Gender Diversity in the Workplace

Employers across Canada have the requirement to take steps to be inclusive, considerate and accommodating to those who identify as transgender or non-binary. Important tips and steps have been provided to help create a culture of respect for a gender diverse workplace.


Gender identity and gender expression have implicit and explicit protection in each province. They were added as grounds of discrimination under the Canadian Human Rights Act with Bill C-16 which received Royal Assent on June 16, 2017. That means that employers have the duty to accommodate to the point of undue hardship.

Employees also have a duty. That duty is to cooperate, which means everyone involved in the accommodation process has a responsibility to engage in a meaningful process, in good faith. A good rule of thumb is to treat agender and transgender employees in accordance with their identified gender, not their gender assigned at birth. It’s up to the employee to seek an accommodation; the employer will not broach the subject.

Once the accommodation is known, it’s important for employers to acknowledge and affirm the employee’s gender identity and discuss accommodations in the workplace in a way that the employee feels supported.

The employer would communicate that accommodations apply globally across the organization; they are not specific to one person. The person’s identity would not be revealed in the process of making changes in the workplace.


  • 17% of trans Ontarians declined a job offer due to the lack of a “trans-positive work environment”
  • 28% said they could not get employment references with their current name or pronoun
  • 58% said they could not get academic transcripts with their correct name or sex designation


2021 – The Census will have a third non-binary gender option: “persons whose current gender was not reported exclusively as male or female, persons who were reported as being unsure of their gender, persons who were reported as both male and female, or neither.”

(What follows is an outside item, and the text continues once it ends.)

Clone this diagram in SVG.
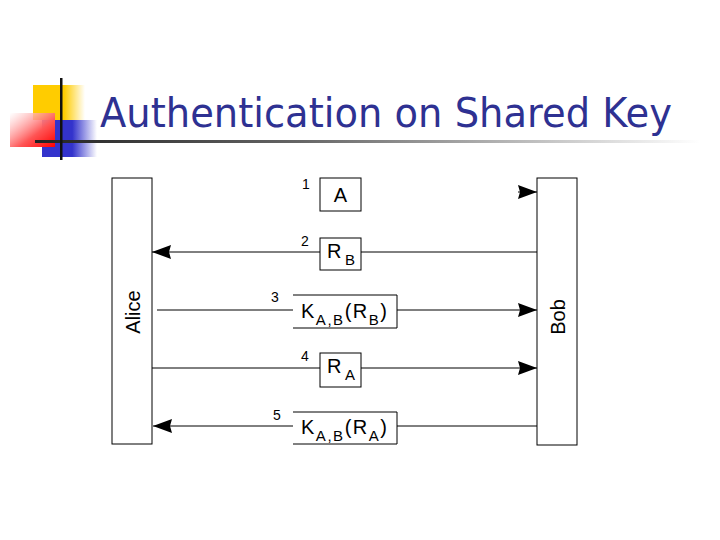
<svg xmlns="http://www.w3.org/2000/svg" width="720" height="540" viewBox="0 0 720 540">
<defs>
<linearGradient id="gY" x1="0" y1="0" x2="1" y2="0"><stop offset="0" stop-color="#FFCC00"/><stop offset="0.6" stop-color="#FFCC00"/><stop offset="1" stop-color="#FFCC00" stop-opacity="0"/></linearGradient>
<linearGradient id="gB" x1="0" y1="0" x2="1" y2="0"><stop offset="0" stop-color="#3333CC"/><stop offset="0.55" stop-color="#3333CC"/><stop offset="1" stop-color="#3333CC" stop-opacity="0"/></linearGradient>
<linearGradient id="gR" x1="0" y1="0" x2="1" y2="1"><stop offset="0" stop-color="#FFFFFF" stop-opacity="0.6"/><stop offset="0.6" stop-color="#FF5555"/><stop offset="1" stop-color="#FF0000"/></linearGradient>
<linearGradient id="gL" x1="0" y1="0" x2="1" y2="0"><stop offset="0" stop-color="#222222"/><stop offset="0.4" stop-color="#666666"/><stop offset="1" stop-color="#FFFFFF"/></linearGradient>
<marker id="ah" markerWidth="20" markerHeight="16" refX="19" refY="8" orient="auto" markerUnits="userSpaceOnUse">
<path d="M0,1 L19,8 L0,15 L2,8 Z" fill="#000"/>
</marker>
<style>
.box{fill:#fff;stroke:#000;stroke-width:1}
.ln{stroke:#000;stroke-width:1;fill:none}
.lbl{font-family:"Liberation Sans",Arial,sans-serif;font-size:20px;fill:#000}
.num{font-family:"Liberation Sans",Arial,sans-serif;font-size:14px;fill:#000}
.sub{font-size:15px}
</style>
</defs>
<g id="decor">
<rect x="33" y="85" width="52" height="35" fill="url(#gY)"/>
<rect x="42" y="120" width="55" height="37" fill="url(#gB)"/>
<rect x="10" y="113" width="45" height="34" fill="url(#gR)"/>
<rect x="35" y="140" width="665" height="3" fill="url(#gL)"/>
<rect x="60" y="78" width="2.5" height="82" fill="#111"/>
</g>
<text id="title" x="100" y="127" font-family="Tahoma,'DejaVu Sans',sans-serif" font-size="40" fill="#2E3192" textLength="572" lengthAdjust="spacingAndGlyphs">Authentication on Shared Key</text>
<g id="alice">
<rect class="box" x="112" y="178" width="40" height="266"/>
<text class="lbl" transform="translate(140,312) rotate(-90)" text-anchor="middle" font-size="21">Alice</text>
</g>
<g id="bob">
<rect class="box" x="537" y="178" width="40" height="267"/>
<text class="lbl" transform="translate(565,317) rotate(-90)" text-anchor="middle" font-size="21">Bob</text>
</g>
<g id="connectors">
<line class="ln" x1="518" y1="192" x2="537" y2="192" marker-end="url(#ah)"/>
<line class="ln" x1="537" y1="252" x2="361" y2="252"/>
<line class="ln" x1="320" y1="252" x2="152" y2="252" marker-end="url(#ah)"/>
<line class="ln" x1="157" y1="310" x2="293" y2="310"/>
<line class="ln" x1="397" y1="310" x2="537" y2="310" marker-end="url(#ah)"/>
<line class="ln" x1="152" y1="368" x2="320" y2="368"/>
<line class="ln" x1="361" y1="368" x2="537" y2="368" marker-end="url(#ah)"/>
<line class="ln" x1="537" y1="426" x2="397" y2="426"/>
<line class="ln" x1="293" y1="426" x2="153" y2="426" marker-end="url(#ah)"/>
</g>
<g id="msg1">
<rect class="box" x="320" y="178" width="41" height="33"/>
<text class="lbl" x="340.5" y="202" text-anchor="middle">A</text>
<text class="num" x="302" y="189">1</text>
</g>
<g id="msg2">
<rect class="box" x="320" y="238" width="41" height="32"/>
<text class="lbl" x="327" y="258" textLength="28" lengthAdjust="spacing">R<tspan class="sub" dy="7">B</tspan></text>
<text class="num" x="301" y="246">2</text>
</g>
<g id="msg3">
<path class="ln" d="M293,295 H397 V328 H293"/>
<text class="lbl" x="301" y="318" textLength="86" lengthAdjust="spacing">K<tspan class="sub" dy="7">A,B</tspan><tspan dy="-7">(R</tspan><tspan class="sub" dy="7">B</tspan><tspan dy="-7">)</tspan></text>
<text class="num" x="271" y="302">3</text>
</g>
<g id="msg4">
<rect class="box" x="320" y="353" width="41" height="34"/>
<text class="lbl" x="327" y="373" textLength="28" lengthAdjust="spacing">R<tspan class="sub" dy="7">A</tspan></text>
<text class="num" x="301" y="361">4</text>
</g>
<g id="msg5">
<path class="ln" d="M293,412 H397 V444 H293"/>
<text class="lbl" x="301" y="434" textLength="86" lengthAdjust="spacing">K<tspan class="sub" dy="7">A,B</tspan><tspan dy="-7">(R</tspan><tspan class="sub" dy="7">A</tspan><tspan dy="-7">)</tspan></text>
<text class="num" x="273" y="420">5</text>
</g>
</svg>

Winter 2018 – The Trans I.D. Clinic offers trans-youth (16-29) legal assistance with I.D. applications, name changes and gender-marker changes.

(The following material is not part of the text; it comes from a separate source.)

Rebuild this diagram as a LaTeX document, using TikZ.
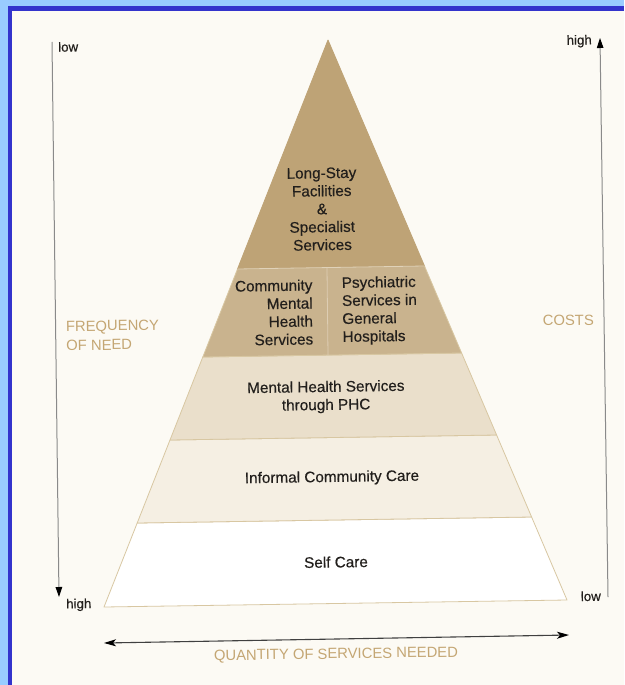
\documentclass[tikz,border=0pt]{standalone}
\usepackage{fontspec}
\setmainfont{Liberation Sans}
\newfontfamily\printfont[FakeBold=0.4]{Liberation Sans}
\usetikzlibrary{arrows.meta}
\definecolor{skyblue}{HTML}{99CCFF}
\definecolor{frameblue}{HTML}{3333CC}
\definecolor{paper}{HTML}{FCFAF4}
\definecolor{tanA}{HTML}{BEA376}
\definecolor{tanB}{HTML}{C9B38E}
\definecolor{tanC}{HTML}{EADFCB}
\definecolor{tanD}{HTML}{F5EFE3}
\definecolor{tanE}{HTML}{FFFFFF}
\definecolor{edge}{HTML}{D8C7A2}
\definecolor{caption}{HTML}{C4A673}
\definecolor{ink}{HTML}{221F1C}
\definecolor{axis}{HTML}{8A8A8A}
\begin{document}
\begin{tikzpicture}[x=1pt,y=-1pt,
  layer/.style={draw=edge,line width=0.8pt,line join=round},
  label/.style={font=\printfont\fontsize{15.3}{18}\selectfont,text=ink,align=center,rotate=0.85,inner sep=0pt},
  axislabel/.style={font=\fontsize{14.8}{19}\selectfont,text=caption,align=left,rotate=0.85,inner sep=0pt},
  endlabel/.style={font=\printfont\fontsize{13.3}{15}\selectfont,text=ink,rotate=0.85,inner sep=0pt},
  axisline/.style={draw=axis,line width=1pt},
  tip/.style={-{Triangle[length=10pt,width=6.5pt,color=black]}},
  qtip/.style={{Stealth[length=12pt,width=7pt,inset=3pt,color=black]}-{Stealth[length=12pt,width=7pt,inset=3pt,color=black]}}
]
\useasboundingbox (0,0) rectangle (624,685);
% frame
\fill[skyblue] (0,0) rectangle (624,685);
\fill[frameblue] (8,6) rectangle (624,685);
\fill[paper] (12,11) rectangle (624,685);

% pyramid corners
\coordinate (apex) at (328,40);
\coordinate (l1) at (237.5,269); \coordinate (r1) at (424.5,266);
\coordinate (l2) at (202.8,357); \coordinate (r2) at (461.6,353);
\coordinate (l3) at (170.0,440); \coordinate (r3) at (496.6,435);
\coordinate (l4) at (137.2,523); \coordinate (r4) at (531.6,517);
\coordinate (l5) at (104,607);   \coordinate (r5) at (567,600);

% pyramid layers
\path[layer,fill=tanE] (l4) -- (r4) -- (r5) -- (l5) -- cycle;
\path[layer,fill=tanD] (l3) -- (r3) -- (r4) -- (l4) -- cycle;
\path[layer,fill=tanC] (l2) -- (r2) -- (r3) -- (l3) -- cycle;
\path[layer,fill=tanB] (l1) -- (r1) -- (r2) -- (l2) -- cycle;
\path[fill=tanA,draw=tanA,line width=0.8pt,line join=round] (apex) -- (r1) -- (l1) -- cycle;
\draw[draw=tanC!70!tanB,line width=0.8pt] (l1) -- (r1);
\coordinate (d1) at (327,268);
\coordinate (d2) at (328,355);
\draw[draw=tanC!60!tanB,line width=0.8pt] (d1) -- (d2);

% layer texts
\node[label] (longstay) at (322,209) {Long-Stay\\Facilities\\\&\\Specialist\\Services};
\node[label,align=right,anchor=east] (cmhs) at (313,312) {Community\\Mental\\Health\\Services};
\node[label,align=left,anchor=west] (psych) at (342,311) {Psychiatric\\Services in\\General\\Hospitals};
\node[label] (phc) at (326,397) {Mental Health Services\\through PHC};
\node[label] (informal) at (332,478) {Informal Community Care};
\node[label] (self) at (336,562) {Self Care};

% frequency axis
\coordinate (ftop) at (52,42);
\coordinate (fbot) at (59,597);
\draw[axisline,tip] (ftop) -- (fbot);
\node[endlabel,anchor=west] (flow) at (58,47) {low};
\node[endlabel,anchor=west] (fhigh) at (66,605) {high};
\node[axislabel,anchor=west] (freq) at (66,336) {FREQUENCY\\OF NEED};

% cost axis
\coordinate (cbot) at (608,597);
\coordinate (ctop) at (600,38);
\draw[axisline,tip] (cbot) -- (ctop);
\node[endlabel,anchor=east] (chigh) at (592,41) {high};
\node[endlabel,anchor=east] (clow) at (601,596) {low};
\node[axislabel,anchor=east] (costs) at (594,320) {COSTS};

% quantity axis
\coordinate (qleft) at (104,643);
\coordinate (qright) at (569,635);
\draw[draw=black!75,line width=1.1pt,qtip] (qleft) -- (qright);
\node[axislabel] (quantity) at (336,655) {QUANTITY OF SERVICES NEEDED};
\end{tikzpicture}
\end{document}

Dec 2017 – Ines Rau became the first transgender playmate featured in Playboy.

Nov 2017 – Julie Lemieux became the first transgender mayor elected in Canada, in Très-Saint-Rédempteur, Quebec.

Nov 2017 – Canada’s first Trans Workforce Job Fair occurred in Toronto, hosting 15 employers and 200 workers.

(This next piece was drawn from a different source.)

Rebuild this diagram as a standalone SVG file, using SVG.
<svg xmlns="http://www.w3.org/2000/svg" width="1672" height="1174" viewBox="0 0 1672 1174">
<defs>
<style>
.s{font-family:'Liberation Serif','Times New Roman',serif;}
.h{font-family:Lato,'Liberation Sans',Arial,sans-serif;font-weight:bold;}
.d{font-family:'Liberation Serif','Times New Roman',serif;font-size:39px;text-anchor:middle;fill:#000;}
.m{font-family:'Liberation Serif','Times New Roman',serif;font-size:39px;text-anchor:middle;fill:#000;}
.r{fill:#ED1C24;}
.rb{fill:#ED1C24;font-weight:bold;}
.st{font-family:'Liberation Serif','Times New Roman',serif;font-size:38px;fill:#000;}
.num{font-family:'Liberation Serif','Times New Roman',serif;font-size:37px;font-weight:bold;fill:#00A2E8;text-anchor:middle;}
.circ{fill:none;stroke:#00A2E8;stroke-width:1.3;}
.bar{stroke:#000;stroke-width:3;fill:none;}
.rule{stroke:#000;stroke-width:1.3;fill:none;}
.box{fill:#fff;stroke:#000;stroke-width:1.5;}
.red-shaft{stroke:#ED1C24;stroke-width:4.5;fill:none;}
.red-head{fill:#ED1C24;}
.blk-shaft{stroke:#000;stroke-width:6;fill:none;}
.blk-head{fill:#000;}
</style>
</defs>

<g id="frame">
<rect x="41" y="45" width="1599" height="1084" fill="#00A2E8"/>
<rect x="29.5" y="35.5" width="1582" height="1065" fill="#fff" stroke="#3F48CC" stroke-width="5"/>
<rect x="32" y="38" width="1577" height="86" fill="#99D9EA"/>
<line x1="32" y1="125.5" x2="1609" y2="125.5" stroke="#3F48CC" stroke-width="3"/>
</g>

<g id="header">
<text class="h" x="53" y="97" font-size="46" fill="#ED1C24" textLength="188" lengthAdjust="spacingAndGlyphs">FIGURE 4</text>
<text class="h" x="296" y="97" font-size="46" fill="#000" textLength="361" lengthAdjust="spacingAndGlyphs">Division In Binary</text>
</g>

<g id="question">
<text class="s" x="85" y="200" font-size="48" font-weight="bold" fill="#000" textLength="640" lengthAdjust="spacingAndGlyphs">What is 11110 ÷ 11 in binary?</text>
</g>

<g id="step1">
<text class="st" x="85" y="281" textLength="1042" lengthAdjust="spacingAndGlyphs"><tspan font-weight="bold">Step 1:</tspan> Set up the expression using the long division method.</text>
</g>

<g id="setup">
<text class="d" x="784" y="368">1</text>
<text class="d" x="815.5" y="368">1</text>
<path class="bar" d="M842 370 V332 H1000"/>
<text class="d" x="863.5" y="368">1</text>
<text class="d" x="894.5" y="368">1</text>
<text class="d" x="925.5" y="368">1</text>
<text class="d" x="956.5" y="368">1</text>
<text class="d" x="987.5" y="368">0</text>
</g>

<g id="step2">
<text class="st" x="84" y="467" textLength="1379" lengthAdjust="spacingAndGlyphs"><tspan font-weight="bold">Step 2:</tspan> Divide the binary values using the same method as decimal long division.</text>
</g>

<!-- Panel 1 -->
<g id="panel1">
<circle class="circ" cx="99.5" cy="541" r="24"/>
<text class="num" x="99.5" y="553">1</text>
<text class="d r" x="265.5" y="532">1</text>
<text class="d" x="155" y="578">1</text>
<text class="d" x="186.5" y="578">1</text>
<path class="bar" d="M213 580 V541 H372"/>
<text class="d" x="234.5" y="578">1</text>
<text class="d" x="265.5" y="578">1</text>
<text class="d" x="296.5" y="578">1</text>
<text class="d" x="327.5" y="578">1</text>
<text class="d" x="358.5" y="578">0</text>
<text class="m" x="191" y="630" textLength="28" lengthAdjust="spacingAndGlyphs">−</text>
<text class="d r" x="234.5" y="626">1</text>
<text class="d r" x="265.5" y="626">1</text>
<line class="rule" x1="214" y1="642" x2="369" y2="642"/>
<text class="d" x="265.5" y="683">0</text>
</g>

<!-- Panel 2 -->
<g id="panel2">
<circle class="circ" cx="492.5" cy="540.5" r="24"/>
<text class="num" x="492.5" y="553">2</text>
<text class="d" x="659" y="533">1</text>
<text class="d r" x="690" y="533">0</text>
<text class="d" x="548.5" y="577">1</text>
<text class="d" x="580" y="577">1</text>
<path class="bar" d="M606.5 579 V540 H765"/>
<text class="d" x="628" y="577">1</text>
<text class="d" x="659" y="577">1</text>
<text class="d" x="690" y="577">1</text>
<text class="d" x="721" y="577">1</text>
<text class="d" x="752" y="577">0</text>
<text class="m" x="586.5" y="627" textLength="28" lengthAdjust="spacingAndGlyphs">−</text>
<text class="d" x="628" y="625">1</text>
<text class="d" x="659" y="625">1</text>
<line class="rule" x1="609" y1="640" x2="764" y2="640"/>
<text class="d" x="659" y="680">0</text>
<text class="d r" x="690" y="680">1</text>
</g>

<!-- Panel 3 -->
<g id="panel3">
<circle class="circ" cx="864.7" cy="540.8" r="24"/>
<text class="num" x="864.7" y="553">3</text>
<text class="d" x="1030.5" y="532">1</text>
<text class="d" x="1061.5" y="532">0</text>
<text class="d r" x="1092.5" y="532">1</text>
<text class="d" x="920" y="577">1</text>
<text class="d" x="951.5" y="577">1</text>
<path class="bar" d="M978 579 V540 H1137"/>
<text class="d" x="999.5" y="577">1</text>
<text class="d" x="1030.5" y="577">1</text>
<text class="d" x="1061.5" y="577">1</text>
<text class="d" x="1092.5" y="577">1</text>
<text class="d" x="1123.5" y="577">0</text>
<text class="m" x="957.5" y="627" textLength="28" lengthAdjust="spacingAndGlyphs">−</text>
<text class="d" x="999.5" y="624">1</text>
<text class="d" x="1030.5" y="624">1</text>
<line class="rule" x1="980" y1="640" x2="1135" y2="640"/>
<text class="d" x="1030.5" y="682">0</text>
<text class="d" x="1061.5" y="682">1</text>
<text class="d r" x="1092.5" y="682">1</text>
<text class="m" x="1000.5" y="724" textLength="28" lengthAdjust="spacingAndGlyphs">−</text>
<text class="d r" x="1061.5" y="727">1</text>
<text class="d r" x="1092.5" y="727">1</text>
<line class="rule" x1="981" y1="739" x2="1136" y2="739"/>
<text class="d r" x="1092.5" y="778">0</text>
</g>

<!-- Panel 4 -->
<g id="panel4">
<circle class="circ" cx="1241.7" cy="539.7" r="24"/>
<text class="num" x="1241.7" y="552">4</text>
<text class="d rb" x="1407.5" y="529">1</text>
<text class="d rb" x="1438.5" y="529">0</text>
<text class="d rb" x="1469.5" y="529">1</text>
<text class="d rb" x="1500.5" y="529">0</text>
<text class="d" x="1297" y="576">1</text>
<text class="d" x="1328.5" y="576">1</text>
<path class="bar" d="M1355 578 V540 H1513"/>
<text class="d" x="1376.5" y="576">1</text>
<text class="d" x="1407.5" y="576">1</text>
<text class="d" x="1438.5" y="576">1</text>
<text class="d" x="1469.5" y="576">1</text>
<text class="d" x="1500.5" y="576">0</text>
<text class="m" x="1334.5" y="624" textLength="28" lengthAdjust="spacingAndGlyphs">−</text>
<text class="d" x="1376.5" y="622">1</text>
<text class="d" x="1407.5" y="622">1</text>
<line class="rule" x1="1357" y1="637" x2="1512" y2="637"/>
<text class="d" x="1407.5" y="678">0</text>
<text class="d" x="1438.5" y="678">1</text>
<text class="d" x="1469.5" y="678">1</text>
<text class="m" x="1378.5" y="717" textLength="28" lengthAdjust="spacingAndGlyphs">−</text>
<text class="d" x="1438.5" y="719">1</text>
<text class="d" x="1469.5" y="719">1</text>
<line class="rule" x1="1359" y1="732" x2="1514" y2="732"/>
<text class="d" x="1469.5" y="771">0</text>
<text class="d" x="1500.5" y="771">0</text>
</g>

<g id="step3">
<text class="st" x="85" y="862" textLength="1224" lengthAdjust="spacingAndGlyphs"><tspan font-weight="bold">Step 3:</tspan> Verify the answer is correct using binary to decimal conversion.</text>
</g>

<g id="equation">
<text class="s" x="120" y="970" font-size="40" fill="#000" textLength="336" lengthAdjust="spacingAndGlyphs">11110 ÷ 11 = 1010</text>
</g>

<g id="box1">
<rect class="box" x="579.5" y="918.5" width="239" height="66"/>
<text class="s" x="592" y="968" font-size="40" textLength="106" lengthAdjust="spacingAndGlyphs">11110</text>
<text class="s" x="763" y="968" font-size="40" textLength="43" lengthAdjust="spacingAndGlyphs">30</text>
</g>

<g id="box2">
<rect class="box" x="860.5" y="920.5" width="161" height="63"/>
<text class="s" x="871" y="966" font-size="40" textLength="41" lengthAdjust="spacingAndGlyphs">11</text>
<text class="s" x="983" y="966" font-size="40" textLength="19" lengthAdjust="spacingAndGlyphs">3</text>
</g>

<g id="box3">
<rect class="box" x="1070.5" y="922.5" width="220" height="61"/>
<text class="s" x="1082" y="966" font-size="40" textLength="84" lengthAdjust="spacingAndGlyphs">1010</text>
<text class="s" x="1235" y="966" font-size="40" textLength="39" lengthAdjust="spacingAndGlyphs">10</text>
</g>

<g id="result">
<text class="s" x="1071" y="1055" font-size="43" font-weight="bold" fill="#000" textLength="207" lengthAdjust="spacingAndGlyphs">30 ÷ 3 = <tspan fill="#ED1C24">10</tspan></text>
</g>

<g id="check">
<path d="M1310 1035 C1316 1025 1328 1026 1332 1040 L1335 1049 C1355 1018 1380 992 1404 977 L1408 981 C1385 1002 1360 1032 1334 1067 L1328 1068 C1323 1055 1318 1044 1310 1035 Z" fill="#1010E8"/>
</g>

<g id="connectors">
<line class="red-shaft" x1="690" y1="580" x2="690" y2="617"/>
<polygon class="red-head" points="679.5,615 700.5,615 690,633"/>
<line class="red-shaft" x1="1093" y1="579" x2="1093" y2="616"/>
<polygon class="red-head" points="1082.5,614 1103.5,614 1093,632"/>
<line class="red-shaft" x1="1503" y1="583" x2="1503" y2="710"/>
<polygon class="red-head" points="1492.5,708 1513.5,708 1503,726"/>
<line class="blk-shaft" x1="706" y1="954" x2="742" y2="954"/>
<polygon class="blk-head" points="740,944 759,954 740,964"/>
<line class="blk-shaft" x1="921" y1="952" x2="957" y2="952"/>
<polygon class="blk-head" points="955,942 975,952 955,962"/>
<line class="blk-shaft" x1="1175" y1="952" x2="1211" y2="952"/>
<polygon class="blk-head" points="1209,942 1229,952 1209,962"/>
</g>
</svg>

Aug 2017 – Canadians were given the option to choose X on their passports which means unspecified, instead of M or F.

Sep 2016 – Hockey Canada added transgender inclusive policies to amateur hockey, including that players will have access to a dressing room that corresponds with their gender identity.

2016 – Canada’s first non-profit gym for the LGBTQIA2S+ communities opened in Edmonton, to create a safer space for fitness, education and advocacy.